The Brits (Holmes Herbert, Miles Mander, and best - if not worst - of the lot, George Coulouris) don't give much hope to Boyer's cause (which he soon grasps may be Britain's before long). Herbert and Mander just retreat behind the official policy of neutrality ordered by the Ramsay MacDonald's and Stanley Baldwin's governments during the Civil War. Coulouris here is a typical Col. Blimp type - always impeccable in his native English diction, he is sharp in showing his dislike for foreigners in general.

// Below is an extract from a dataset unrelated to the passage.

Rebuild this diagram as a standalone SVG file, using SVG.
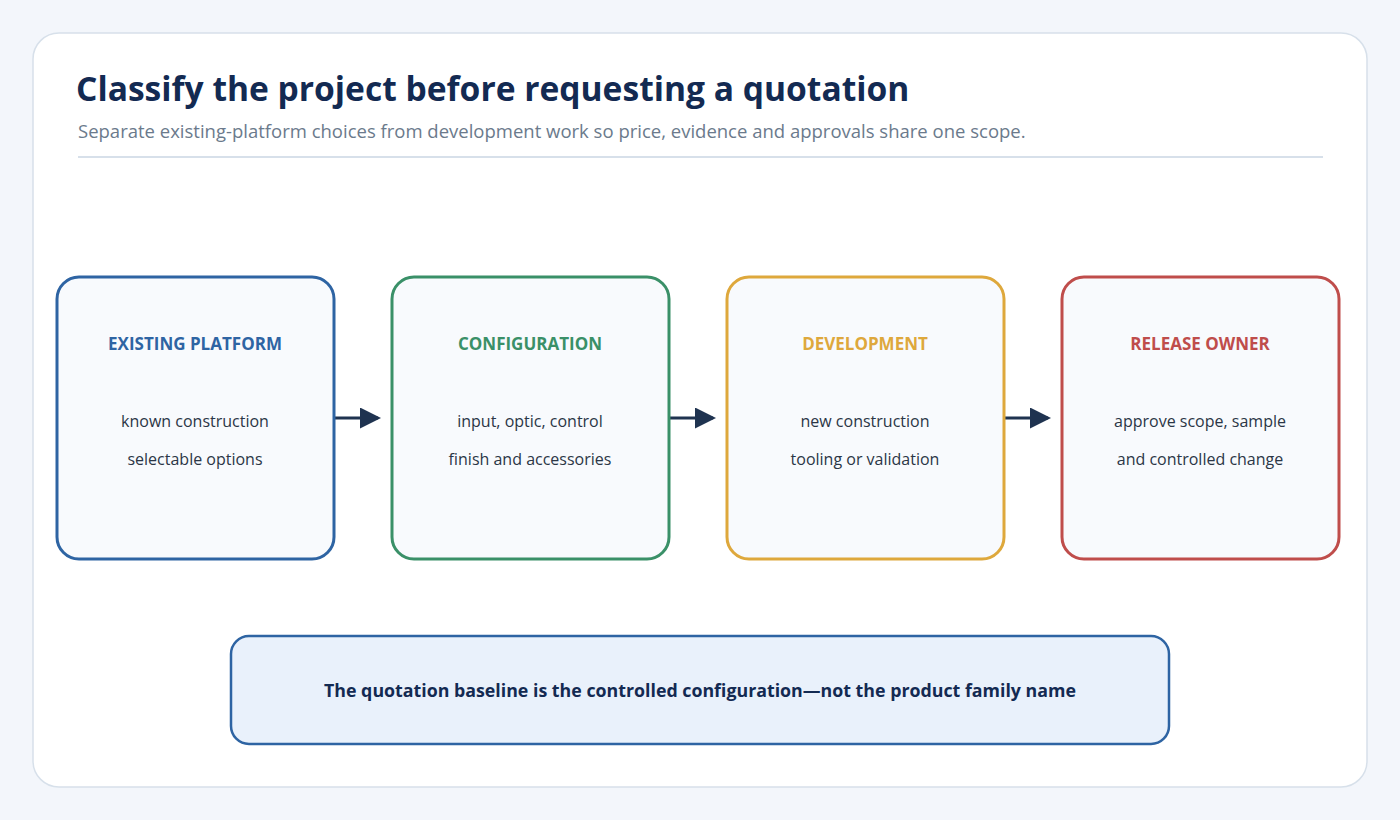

The one ray of hope is Lauren Bacall (Rose Cullen), here trying to play her role as well as she can - but she can't really. She's an aristocrat - the daughter of a Press lord. It was Bacall's second film, and (sad to say) almost sank her long career. She does act well, but the spark she showed in her first film was due to the dual effect of starring with Humphrey Bogart and being directed by Howard Hawks. Boyer is a fine actor, but he's not Bogie, and Herman Shumlin is not Hawks. Her next film returned her to Bogie and Hawks again, and her star resumed it's ascendancy.
It's a bleak film (as was the novel). Boyer's mission never succeeds, as he has too many hidden foes all over the place. But the villains are likewise also losers - frequently with their lives.
With Dan Seymour as a suspicious foreign tenant of Katina Paxinou (and the man who destroys her). It is well worth watching to catch the Warner's lot of character actors doing their best given the weakness in direction.